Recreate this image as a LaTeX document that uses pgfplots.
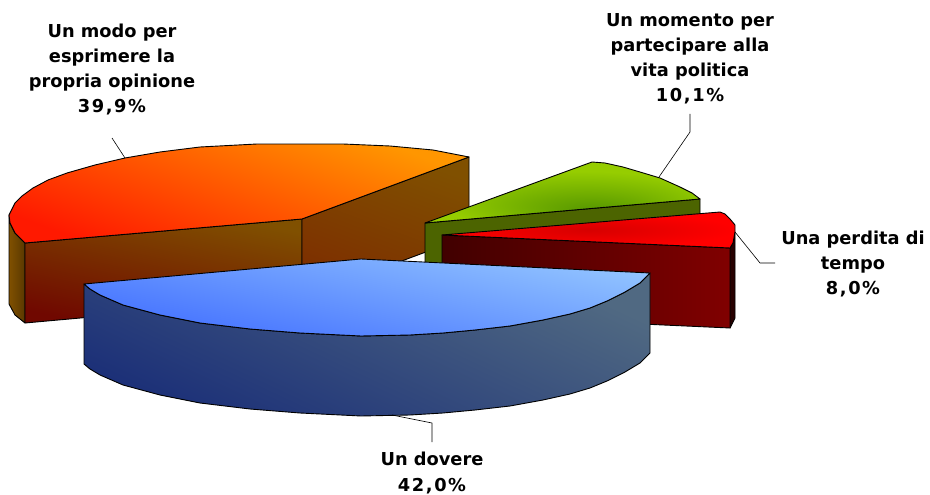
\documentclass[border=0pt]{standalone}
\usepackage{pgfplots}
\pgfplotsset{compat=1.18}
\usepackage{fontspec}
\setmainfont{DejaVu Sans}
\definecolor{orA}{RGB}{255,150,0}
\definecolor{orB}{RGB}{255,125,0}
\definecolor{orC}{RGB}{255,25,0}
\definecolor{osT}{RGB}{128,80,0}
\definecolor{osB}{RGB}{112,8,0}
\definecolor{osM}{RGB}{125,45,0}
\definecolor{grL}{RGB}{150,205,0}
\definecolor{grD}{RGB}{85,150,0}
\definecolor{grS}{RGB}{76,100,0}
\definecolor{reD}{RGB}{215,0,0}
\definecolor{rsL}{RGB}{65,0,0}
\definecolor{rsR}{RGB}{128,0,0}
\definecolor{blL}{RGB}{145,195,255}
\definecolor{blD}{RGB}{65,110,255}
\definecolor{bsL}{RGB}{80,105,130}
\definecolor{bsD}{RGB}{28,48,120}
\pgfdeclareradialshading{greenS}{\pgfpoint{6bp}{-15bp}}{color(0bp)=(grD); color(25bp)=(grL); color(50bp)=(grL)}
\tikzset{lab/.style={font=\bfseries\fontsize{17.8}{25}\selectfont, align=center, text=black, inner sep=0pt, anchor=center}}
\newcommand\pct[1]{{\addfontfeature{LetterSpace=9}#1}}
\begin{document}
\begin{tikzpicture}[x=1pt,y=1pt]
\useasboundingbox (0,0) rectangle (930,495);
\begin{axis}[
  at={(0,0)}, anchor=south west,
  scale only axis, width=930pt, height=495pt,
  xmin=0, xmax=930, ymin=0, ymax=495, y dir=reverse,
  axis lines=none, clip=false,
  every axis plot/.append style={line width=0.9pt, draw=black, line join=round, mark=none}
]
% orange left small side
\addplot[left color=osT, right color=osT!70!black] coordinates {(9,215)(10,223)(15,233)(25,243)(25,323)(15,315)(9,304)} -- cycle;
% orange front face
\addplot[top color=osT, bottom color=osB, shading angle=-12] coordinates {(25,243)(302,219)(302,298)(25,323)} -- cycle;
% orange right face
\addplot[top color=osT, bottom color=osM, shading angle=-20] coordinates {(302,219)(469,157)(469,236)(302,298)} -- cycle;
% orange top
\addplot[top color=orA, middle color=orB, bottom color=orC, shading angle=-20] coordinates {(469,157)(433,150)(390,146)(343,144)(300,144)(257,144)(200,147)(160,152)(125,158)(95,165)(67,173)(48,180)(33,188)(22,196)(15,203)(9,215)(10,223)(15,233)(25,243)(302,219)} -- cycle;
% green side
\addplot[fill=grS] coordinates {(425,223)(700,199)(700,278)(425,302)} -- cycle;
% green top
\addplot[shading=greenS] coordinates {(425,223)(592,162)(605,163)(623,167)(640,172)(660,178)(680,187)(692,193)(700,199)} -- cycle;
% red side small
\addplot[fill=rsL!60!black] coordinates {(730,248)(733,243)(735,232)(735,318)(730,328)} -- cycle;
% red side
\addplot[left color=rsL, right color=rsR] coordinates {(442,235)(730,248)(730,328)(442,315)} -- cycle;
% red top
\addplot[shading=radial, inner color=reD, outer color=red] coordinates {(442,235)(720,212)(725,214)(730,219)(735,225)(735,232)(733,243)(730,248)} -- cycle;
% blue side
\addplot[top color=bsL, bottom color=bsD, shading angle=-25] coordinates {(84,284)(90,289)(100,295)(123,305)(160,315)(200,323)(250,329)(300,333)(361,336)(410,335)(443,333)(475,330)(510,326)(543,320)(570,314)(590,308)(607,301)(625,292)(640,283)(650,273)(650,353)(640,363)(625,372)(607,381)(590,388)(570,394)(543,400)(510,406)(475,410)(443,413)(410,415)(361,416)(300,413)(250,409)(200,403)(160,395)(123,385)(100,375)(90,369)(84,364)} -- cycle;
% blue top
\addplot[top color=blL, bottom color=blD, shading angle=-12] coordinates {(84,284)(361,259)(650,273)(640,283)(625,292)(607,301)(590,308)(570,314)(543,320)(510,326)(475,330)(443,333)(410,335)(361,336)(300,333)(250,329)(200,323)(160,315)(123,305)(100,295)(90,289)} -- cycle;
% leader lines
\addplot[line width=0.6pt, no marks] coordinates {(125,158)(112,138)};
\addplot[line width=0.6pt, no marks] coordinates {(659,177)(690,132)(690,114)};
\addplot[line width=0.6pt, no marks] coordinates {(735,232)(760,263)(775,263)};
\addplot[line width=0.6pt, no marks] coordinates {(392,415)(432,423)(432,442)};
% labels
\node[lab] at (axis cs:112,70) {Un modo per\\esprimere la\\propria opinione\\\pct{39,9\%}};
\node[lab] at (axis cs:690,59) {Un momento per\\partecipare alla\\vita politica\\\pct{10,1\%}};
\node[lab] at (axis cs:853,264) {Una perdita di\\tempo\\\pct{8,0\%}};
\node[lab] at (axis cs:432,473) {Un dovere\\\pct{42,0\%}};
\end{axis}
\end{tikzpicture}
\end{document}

☆ ☆ ☆ ☆

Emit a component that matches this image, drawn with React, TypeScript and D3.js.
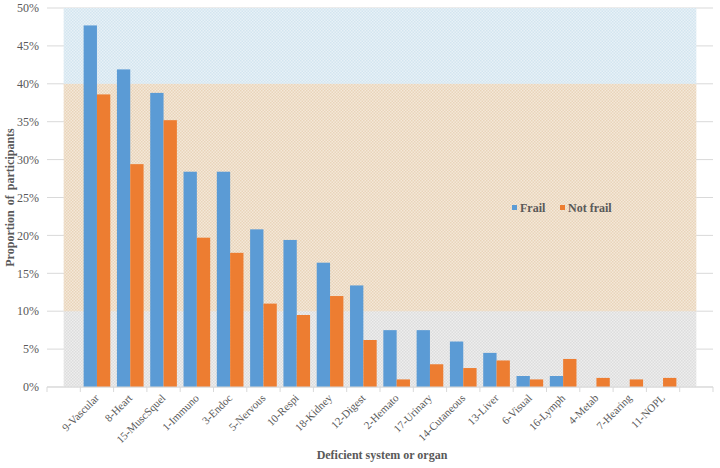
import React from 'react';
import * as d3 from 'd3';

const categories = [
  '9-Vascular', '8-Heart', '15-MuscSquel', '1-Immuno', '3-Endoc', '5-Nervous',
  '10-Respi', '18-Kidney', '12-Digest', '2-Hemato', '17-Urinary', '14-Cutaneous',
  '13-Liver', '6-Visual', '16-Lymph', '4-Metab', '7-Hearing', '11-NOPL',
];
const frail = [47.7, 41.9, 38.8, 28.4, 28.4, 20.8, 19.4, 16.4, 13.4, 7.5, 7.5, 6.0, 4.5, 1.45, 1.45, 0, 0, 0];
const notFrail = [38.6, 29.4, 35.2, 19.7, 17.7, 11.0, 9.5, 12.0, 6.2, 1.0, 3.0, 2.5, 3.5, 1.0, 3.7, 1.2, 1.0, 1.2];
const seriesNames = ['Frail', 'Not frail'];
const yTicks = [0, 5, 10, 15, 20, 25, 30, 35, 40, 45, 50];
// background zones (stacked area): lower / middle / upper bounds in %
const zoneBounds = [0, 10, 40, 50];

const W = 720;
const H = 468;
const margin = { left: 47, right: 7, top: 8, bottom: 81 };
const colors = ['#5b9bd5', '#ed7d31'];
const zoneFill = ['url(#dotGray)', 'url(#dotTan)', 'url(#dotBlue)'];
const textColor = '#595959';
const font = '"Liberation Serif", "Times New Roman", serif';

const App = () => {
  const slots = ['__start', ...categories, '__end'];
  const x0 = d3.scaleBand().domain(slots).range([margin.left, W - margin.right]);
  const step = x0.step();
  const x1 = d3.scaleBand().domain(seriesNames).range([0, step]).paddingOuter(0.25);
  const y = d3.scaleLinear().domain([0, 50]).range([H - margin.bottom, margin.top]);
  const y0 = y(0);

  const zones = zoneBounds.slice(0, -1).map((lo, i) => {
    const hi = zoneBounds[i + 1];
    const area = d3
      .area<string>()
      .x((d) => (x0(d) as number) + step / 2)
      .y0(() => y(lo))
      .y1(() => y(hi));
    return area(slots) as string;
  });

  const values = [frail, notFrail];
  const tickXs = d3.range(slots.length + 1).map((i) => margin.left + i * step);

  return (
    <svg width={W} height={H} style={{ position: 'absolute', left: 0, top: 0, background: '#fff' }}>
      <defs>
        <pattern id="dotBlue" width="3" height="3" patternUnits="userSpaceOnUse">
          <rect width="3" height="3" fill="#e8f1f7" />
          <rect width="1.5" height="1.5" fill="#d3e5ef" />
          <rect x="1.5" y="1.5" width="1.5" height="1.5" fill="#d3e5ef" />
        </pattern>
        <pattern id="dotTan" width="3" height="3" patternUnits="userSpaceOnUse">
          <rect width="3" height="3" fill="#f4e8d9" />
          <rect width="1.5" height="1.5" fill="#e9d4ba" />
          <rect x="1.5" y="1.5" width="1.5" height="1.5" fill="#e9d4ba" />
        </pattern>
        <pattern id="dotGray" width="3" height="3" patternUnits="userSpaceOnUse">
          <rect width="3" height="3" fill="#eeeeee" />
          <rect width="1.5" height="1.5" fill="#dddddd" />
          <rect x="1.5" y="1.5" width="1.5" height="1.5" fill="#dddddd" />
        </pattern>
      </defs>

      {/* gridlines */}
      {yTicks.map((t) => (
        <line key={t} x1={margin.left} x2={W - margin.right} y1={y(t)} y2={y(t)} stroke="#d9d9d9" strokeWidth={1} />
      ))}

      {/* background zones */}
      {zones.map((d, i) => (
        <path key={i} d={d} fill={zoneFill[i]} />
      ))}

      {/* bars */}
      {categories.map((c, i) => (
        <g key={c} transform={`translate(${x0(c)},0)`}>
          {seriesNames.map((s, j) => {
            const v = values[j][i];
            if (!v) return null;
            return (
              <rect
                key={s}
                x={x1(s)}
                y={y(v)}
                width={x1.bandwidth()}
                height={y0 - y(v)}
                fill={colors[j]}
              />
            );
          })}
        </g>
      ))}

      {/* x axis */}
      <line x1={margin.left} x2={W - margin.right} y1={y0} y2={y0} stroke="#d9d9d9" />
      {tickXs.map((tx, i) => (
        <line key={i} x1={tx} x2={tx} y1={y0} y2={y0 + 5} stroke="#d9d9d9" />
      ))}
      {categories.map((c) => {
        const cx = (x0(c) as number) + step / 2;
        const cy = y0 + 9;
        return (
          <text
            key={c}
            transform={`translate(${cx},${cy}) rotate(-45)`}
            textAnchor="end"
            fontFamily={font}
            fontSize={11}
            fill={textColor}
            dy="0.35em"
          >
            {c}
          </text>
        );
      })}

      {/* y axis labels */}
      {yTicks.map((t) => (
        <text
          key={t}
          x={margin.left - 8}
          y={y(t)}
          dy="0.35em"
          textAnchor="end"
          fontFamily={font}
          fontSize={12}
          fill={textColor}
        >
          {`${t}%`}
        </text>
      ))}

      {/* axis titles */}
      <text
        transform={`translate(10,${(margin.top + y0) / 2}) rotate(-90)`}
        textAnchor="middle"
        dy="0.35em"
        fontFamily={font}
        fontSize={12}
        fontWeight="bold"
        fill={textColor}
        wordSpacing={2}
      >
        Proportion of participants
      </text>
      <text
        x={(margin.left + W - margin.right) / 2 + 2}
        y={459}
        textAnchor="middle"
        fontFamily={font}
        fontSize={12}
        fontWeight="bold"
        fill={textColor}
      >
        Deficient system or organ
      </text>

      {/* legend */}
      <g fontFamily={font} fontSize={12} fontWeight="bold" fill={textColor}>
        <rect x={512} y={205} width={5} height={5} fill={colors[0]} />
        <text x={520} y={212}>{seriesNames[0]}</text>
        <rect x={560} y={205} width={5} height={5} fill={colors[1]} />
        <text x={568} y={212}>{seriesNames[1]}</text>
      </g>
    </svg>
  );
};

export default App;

☆ ☆ ☆ ☆

• [Exercise requirements]: How many lines of the listing include the string "this"? Answer with the number alone.

• [Exercise output]: 2